Question

The rate of reaction is doubled for every \[10{}^\circ C\] rise in temperature the increase in reaction rate as a result of rise in temperature from \[10{}^\circ C\] to \[100{}^\circ C\] is:
A.$112$
B.$512$
C.$400$
D.$256$

Answer 1

Hint: We know that if we increase the temperature the rate of reaction increases because the particles gain more kinetic energy i.e., Heat increases the average energy of the molecules.
Formula:
By using $\dfrac{{{r}_{2}}}{{{r}_{1}}}={{2}^{n}}$ where n is the increased in rate of reaction.

Complete answer:
AS we know that the unit of rate constant depends on the order of the reaction. If we are given a particular rate law equation and asked to identify the order of the reaction, we can directly find out by observing the unit if the rate constant. The rate of reaction becomes twice for every $10{}^\circ C$ rise in temperature.
The temperature is increased from \[10{}^\circ C\] to \[100{}^\circ C\] thus the temperature is raised by $90{}^\circ C.$ Thus, the temperature coefficient of the reaction \[=2\] when the temperature is increased by $90{}^\circ C.$ Since we know that the $\dfrac{{{r}_{2}}}{{{r}_{1}}}={{2}^{n}}$
Here, ${{r}_{2}}$ is rate of heat at ${{T}_{2}}$ which is $100{}^\circ C.$ and ${{r}_{1}}$ is rate of heat at ${{T}_{1}}$ which is $10{}^\circ C$which means there is nine times rise in $10{}^\circ C$ thus, $n=9$ and the increase in reaction rate as a result of rise in temperature is given by thus, the rate of reaction increases by ${{\left( 2 \right)}^{9}}=512$ times.

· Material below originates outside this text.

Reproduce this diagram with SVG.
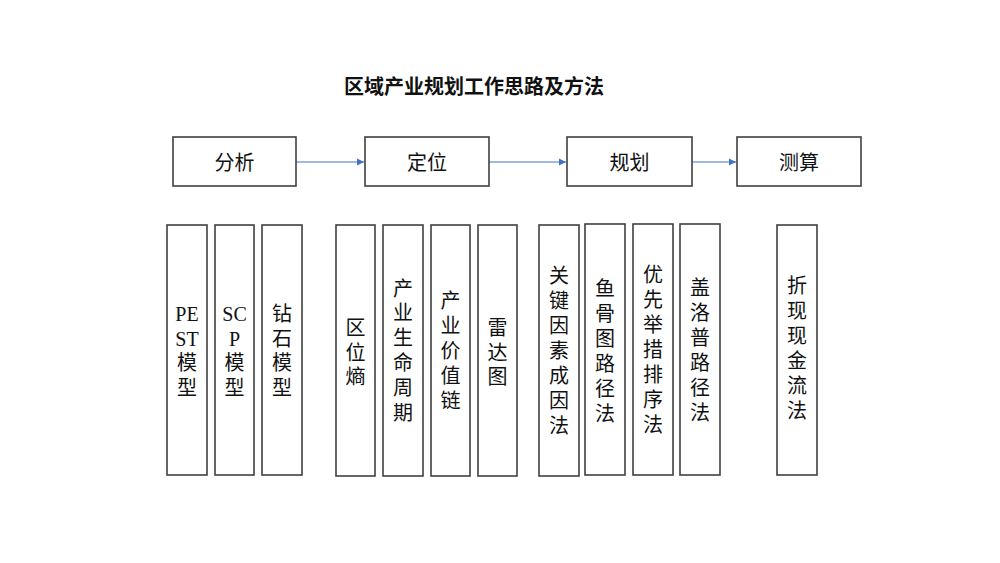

Therefore, correct answer is option B i.e., the increase in reaction rate as a result of rise in temperature is $512.$

Note:
Remember that the rate of reaction is dependent on rate constant as the rate law expression states, rate is directly proportional to rate constant and temperature. But many reactions are not simple and their rate may actually decrease with increasing temperature.